_Source material_
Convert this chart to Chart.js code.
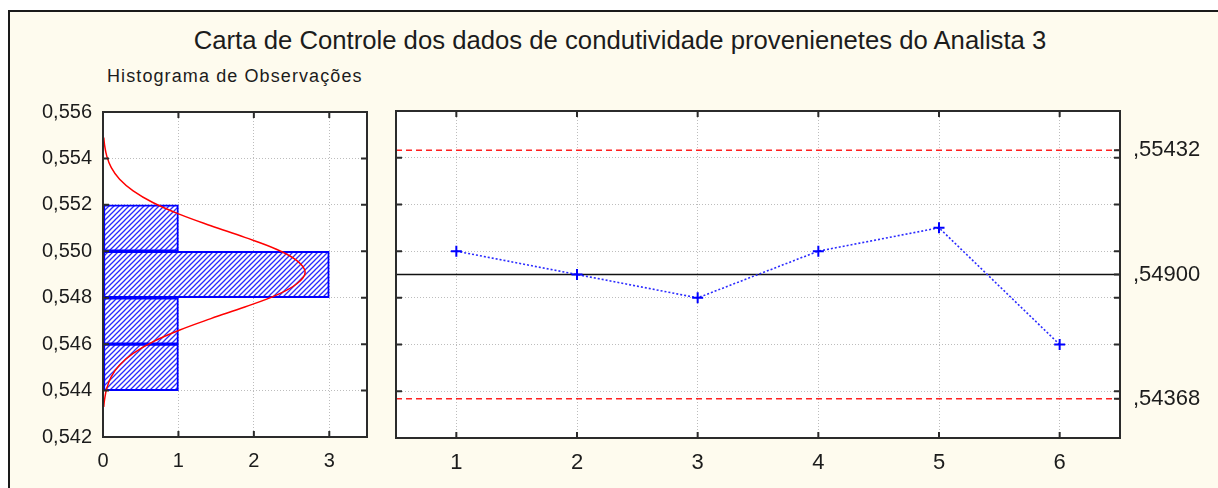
<!DOCTYPE html>
<html lang="pt">
<head>
<meta charset="utf-8">
<title>Carta de Controle - Analista 3</title>
<script src="https://cdn.jsdelivr.net/npm/chart.js@4.4.1/dist/chart.umd.min.js"></script>
<style>
  html, body { margin: 0; padding: 0; background: #fff; width: 1218px; height: 488px; overflow: hidden;
               font-family: "Liberation Sans", Arial, sans-serif; }
  #frame { position: absolute; left: 8px; top: 10px; width: 1300px; height: 600px; box-sizing: border-box;
           border: 2px solid #1a1a1a; background: #fefbee; }
  #title { position: absolute; left: 0; width: 1240px; top: 28px; text-align: center;
           font-size: 25.7px; line-height: 25px; color: #1c1c1c; white-space: nowrap; }
  #subtitle { position: absolute; left: 107px; top: 67px; font-size: 18px; line-height: 18px;
              letter-spacing: 1.1px; color: #1c1c1c; white-space: nowrap; }
  canvas { position: absolute; top: 0; }
  #hist { left: 0; }
  #ctrl { left: 380px; }
</style>
</head>
<body>
<div id="frame"></div>
<div id="title">Carta de Controle dos dados de condutividade provenienetes do Analista 3</div>
<div id="subtitle">Histograma de Observações</div>
<canvas id="hist" width="385" height="488"></canvas>
<canvas id="ctrl" width="838" height="488"></canvas>
<script>
// Condutividade observada em cada amostra
const sampleLabels = ['1', '2', '3', '4', '5', '6'];
const sampleValues = [0.550, 0.549, 0.548, 0.550, 0.551, 0.546];

// Linha central e limites de controle
const centerLine = 0.549;
const upperLimit = 0.55432;
const lowerLimit = 0.54368;

// Histograma: centro de cada classe e frequência
const binCenters = [0.545, 0.547, 0.549, 0.551];
const binCounts = [1, 1, 3, 1];

// Curva normal ajustada: nível e frequência esperada
const curveLevels = [0.5433, 0.5436, 0.5441, 0.5446, 0.5451, 0.5456, 0.5461, 0.5466, 0.5471, 0.5476,
                     0.5481, 0.5486, 0.5491, 0.5496, 0.5501, 0.5506, 0.5511, 0.5516, 0.5521, 0.5526,
                     0.5531, 0.5536, 0.5541, 0.5546, 0.5549];
const curveCounts = [0.01, 0.02, 0.05, 0.11, 0.22, 0.40, 0.66, 1.01, 1.43, 1.88,
                     2.29, 2.57, 2.68, 2.57, 2.29, 1.88, 1.43, 1.01, 0.66, 0.40,
                     0.22, 0.11, 0.05, 0.02, 0.01];

// Marcas dos eixos
const valueTicks = [0.542, 0.544, 0.546, 0.548, 0.550, 0.552, 0.554, 0.556];
const countTicks = [0, 1, 2, 3];

const FONT = '"Liberation Sans", Arial, sans-serif';
const TEXT = '#1c1c1c';
const GRID = '#bdbdbd';

function setTicks(values) {
  return scale => { scale.ticks = values.map(v => ({ value: v })); };
}

// Hachura diagonal azul dos retângulos do histograma
function hatchPattern(ctx) {
  const t = document.createElement('canvas');
  t.width = 5; t.height = 5;
  const g = t.getContext('2d');
  g.fillStyle = '#ffffff';
  g.fillRect(0, 0, 5, 5);
  g.strokeStyle = '#2b2bff';
  g.lineWidth = 1.3;
  g.beginPath();
  g.moveTo(-1, 6); g.lineTo(6, -1);
  g.moveTo(-1, 1); g.lineTo(1, -1);
  g.moveTo(4, 6); g.lineTo(6, 4);
  g.stroke();
  return ctx.createPattern(t, 'repeat');
}

// Fundo branco, moldura e marcas internas de cada painel
const panelFrame = {
  id: 'panelFrame',
  beforeDraw(chart) {
    const { ctx, chartArea: a } = chart;
    ctx.save();
    ctx.fillStyle = '#ffffff';
    ctx.fillRect(a.left, a.top, a.right - a.left, a.bottom - a.top);
    ctx.restore();
  },
  afterDraw(chart) {
    const { ctx, chartArea: a, scales } = chart;
    const L = 6;
    ctx.save();
    ctx.strokeStyle = '#2b2b2b';
    ctx.lineWidth = 2;
    ctx.beginPath();
    scales.x.ticks.forEach((t, i) => {
      const px = scales.x.getPixelForTick(i);
      ctx.moveTo(px, a.top); ctx.lineTo(px, a.top + L);
      ctx.moveTo(px, a.bottom); ctx.lineTo(px, a.bottom - L);
    });
    scales.y.ticks.forEach(t => {
      const py = scales.y.getPixelForValue(t.value);
      ctx.moveTo(a.left, py); ctx.lineTo(a.left + L, py);
      ctx.moveTo(a.right, py); ctx.lineTo(a.right - L, py);
    });
    if (scales.y2) {
      scales.y2.ticks.forEach(t => {
        const py = scales.y2.getPixelForValue(t.value);
        ctx.moveTo(a.right, py); ctx.lineTo(a.right - L, py);
      });
    }
    ctx.stroke();
    ctx.strokeRect(a.left, a.top, a.right - a.left, a.bottom - a.top);
    ctx.restore();
  }
};

// Linha central (contínua) e limites superior/inferior (tracejados)
const controlLines = {
  id: 'controlLines',
  beforeDatasetsDraw(chart) {
    const { ctx, chartArea: a, scales } = chart;
    const draw = (v, color, dash, w) => {
      const py = scales.y.getPixelForValue(v);
      ctx.beginPath();
      ctx.strokeStyle = color;
      ctx.lineWidth = w;
      ctx.setLineDash(dash);
      ctx.moveTo(a.left, py);
      ctx.lineTo(a.right, py);
      ctx.stroke();
    };
    ctx.save();
    draw(upperLimit, '#ff2020', [6, 4], 1.5);
    draw(lowerLimit, '#ff2020', [6, 4], 1.5);
    draw(centerLine, '#111111', [], 1.5);
    ctx.restore();
  }
};

const gridStyle = { color: GRID, lineWidth: 1, drawTicks: false, offset: false };
const borderStyle = { display: false, dash: [1, 2] };

// Painel esquerdo: histograma horizontal com curva normal
const histCanvas = document.getElementById('hist');
new Chart(histCanvas, {
  type: 'bar',
  data: {
    datasets: [
      {
        type: 'line',
        data: curveLevels.map((v, i) => ({ x: curveCounts[i], y: v })),
        borderColor: '#ff0000',
        borderWidth: 1.5,
        pointRadius: 0,
        tension: 0.4,
        fill: false,
        order: 0
      },
      {
        type: 'bar',
        data: binCenters.map((v, i) => ({ x: binCounts[i], y: v })),
        backgroundColor: hatchPattern(histCanvas.getContext('2d')),
        borderColor: '#0000ff',
        borderWidth: 2,
        borderSkipped: false,
        barPercentage: 1,
        categoryPercentage: 1,
        order: 1
      }
    ]
  },
  options: {
    indexAxis: 'y',
    responsive: false,
    animation: false,
    devicePixelRatio: 1,
    layout: { padding: { top: 112, right: 18, left: 0, bottom: 0 } },
    plugins: { legend: { display: false }, tooltip: { enabled: false } },
    scales: {
      x: {
        type: 'linear', min: 0, max: 3.5,
        afterBuildTicks: setTicks(countTicks),
        afterFit: s => { s.height = 51; },
        grid: gridStyle, border: borderStyle,
        ticks: { padding: 12, color: TEXT, font: { family: FONT, size: 20 }, maxRotation: 0,
                 callback: v => String(v) }
      },
      y: {
        type: 'linear', min: 0.542, max: 0.556, offset: false,
        afterBuildTicks: setTicks(valueTicks),
        afterFit: s => { s.width = 103; },
        grid: gridStyle, border: borderStyle,
        ticks: { padding: 11, color: TEXT, font: { family: FONT, size: 20 },
                 callback: v => v.toFixed(3).replace('.', ',') }
      }
    }
  },
  plugins: [panelFrame]
});

// Painel direito: carta de controle das observações
new Chart(document.getElementById('ctrl'), {
  type: 'line',
  data: {
    labels: sampleLabels,
    datasets: [{
      data: sampleValues,
      yAxisID: 'y',
      borderColor: '#2b2bff',
      borderWidth: 1.6,
      borderDash: [2, 2],
      pointStyle: 'cross',
      pointRadius: 5.5,
      pointBorderWidth: 2,
      pointBorderColor: '#0000ff',
      tension: 0,
      fill: false
    }]
  },
  options: {
    responsive: false,
    animation: false,
    devicePixelRatio: 1,
    layout: { padding: { top: 111, right: 0, left: 0, bottom: 0 } },
    plugins: { legend: { display: false }, tooltip: { enabled: false } },
    scales: {
      x: {
        type: 'category', offset: true,
        afterFit: s => { s.height = 50; },
        grid: gridStyle, border: borderStyle,
        ticks: { padding: 12, color: TEXT, font: { family: FONT, size: 22 }, maxRotation: 0 }
      },
      y: {
        type: 'linear', position: 'left', min: 0.542, max: 0.556,
        afterBuildTicks: setTicks(valueTicks),
        afterFit: s => { s.width = 16; },
        grid: gridStyle, border: borderStyle,
        ticks: { display: false }
      },
      y2: {
        type: 'linear', position: 'right', min: 0.542, max: 0.556,
        afterBuildTicks: setTicks([lowerLimit, centerLine, upperLimit]),
        afterFit: s => { s.width = 98; },
        grid: { display: false, drawTicks: false }, border: { display: false },
        ticks: { padding: 13, color: TEXT, font: { family: FONT, size: 22 },
                 callback: v => v.toFixed(5).replace(/^0\./, ',') }
      }
    }
  },
  plugins: [panelFrame, controlLines]
});
</script>
</body>
</html>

_Exercise directions_
Leave the pictures out and please restate exactly the lines running from the start of the material through the one with "const binCounts = [1, 1, 3, 1];".

_Solution for this exercise_
Convert this chart to Chart.js code.
<!DOCTYPE html>
<html lang="pt">
<head>
<meta charset="utf-8">
<title>Carta de Controle - Analista 3</title>
<script src="https://cdn.jsdelivr.net/npm/chart.js@4.4.1/dist/chart.umd.min.js"></script>
<style>
  html, body { margin: 0; padding: 0; background: #fff; width: 1218px; height: 488px; overflow: hidden;
               font-family: "Liberation Sans", Arial, sans-serif; }
  #frame { position: absolute; left: 8px; top: 10px; width: 1300px; height: 600px; box-sizing: border-box;
           border: 2px solid #1a1a1a; background: #fefbee; }
  #title { position: absolute; left: 0; width: 1240px; top: 28px; text-align: center;
           font-size: 25.7px; line-height: 25px; color: #1c1c1c; white-space: nowrap; }
  #subtitle { position: absolute; left: 107px; top: 67px; font-size: 18px; line-height: 18px;
              letter-spacing: 1.1px; color: #1c1c1c; white-space: nowrap; }
  canvas { position: absolute; top: 0; }
  #hist { left: 0; }
  #ctrl { left: 380px; }
</style>
</head>
<body>
<div id="frame"></div>
<div id="title">Carta de Controle dos dados de condutividade provenienetes do Analista 3</div>
<div id="subtitle">Histograma de Observações</div>
<canvas id="hist" width="385" height="488"></canvas>
<canvas id="ctrl" width="838" height="488"></canvas>
<script>
// Condutividade observada em cada amostra
const sampleLabels = ['1', '2', '3', '4', '5', '6'];
const sampleValues = [0.550, 0.549, 0.548, 0.550, 0.551, 0.546];

// Linha central e limites de controle
const centerLine = 0.549;
const upperLimit = 0.55432;
const lowerLimit = 0.54368;

// Histograma: centro de cada classe e frequência
const binCenters = [0.545, 0.547, 0.549, 0.551];
const binCounts = [1, 1, 3, 1];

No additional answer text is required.